Vesoul devrait être beaucoup mieux desservi par le train, je suis entièrement d'accord avec vous : la priorité doit aller à l'investissement dans les transports du quotidien.

En ce qui concerne la décarbonation, je suis tout à fait prêt à creuser la question. Hélas, certains amendements ont été déclarés irrecevables. Étant un fervent défenseur du droit d'amender, je regrette que les propositions n'ayant qu'un lien indirect – voire très indirect – avec le texte ne bénéficient pas d'une tolérance plus grande, même si, en l'occurrence, cela m'arrange un peu. Cela permettrait au moins de débattre de certaines questions. D'ailleurs, nous avions déposé des amendements semblables dans le cadre du projet de loi de finances, et, rassurez-vous, ils avaient été eux aussi rejetés.

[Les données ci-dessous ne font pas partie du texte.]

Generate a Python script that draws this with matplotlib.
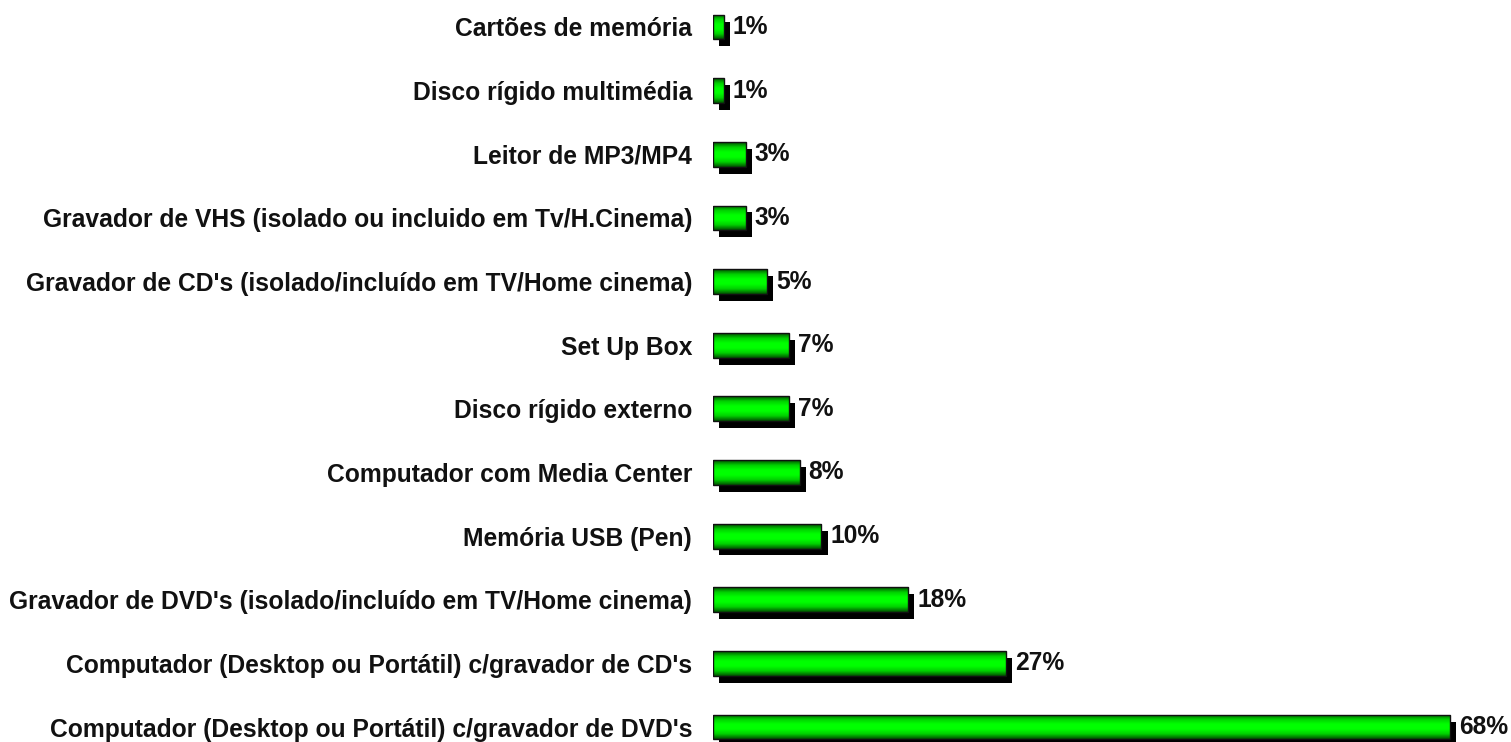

Madame Arrighi, le chiffre que vous avez donné est effectivement le plus parlant : l'aller-retour Paris-Nice équivaut à la consommation d'une voiture pendant un an. Cela résume parfaitement l'injustice qu'il y a entre ceux qui font des efforts, qui sont contraints de prendre leur voiture et de polluer car il n'y a pas de transports publics suffisants, ponctuels, fiables et sécurisés – ceux-là, on les culpabilise – et ceux qui se permettent de faire des trajets complètement superflus alors qu'ils pourraient emprunter des avions de ligne – je ne parle même pas de prendre le train. C'est une question de réduction des émissions de CO2, mais c'est aussi et d'abord une question de justice.

Monsieur Wulfranc, toutes mes excuses : c'est vrai, cette proposition de loi n'est pas assez radicale, et même carrément minimaliste ! Disons que c'est l'écologie des petits gestes : on fait ce qu'on peut…

Les membres du Gouvernement ont exprimé des positions très diverses sur la question. M. Véran a reconnu qu'il y avait deux poids, deux mesures entre les Français qui font des efforts et les ultrariches qui en sont complètement exemptés. M. Beaune, ministre délégué chargé des transports, en a tiré la conclusion qu'il fallait réguler. La Première ministre a déclaré qu'elle comptait sur l'exemplarité des propriétaires de jets, ce qui n'a pas marché. Compte tenu de cette diversité de positions, j'enjoins mes collègues de la majorité à retrouver leur autonomie de vote.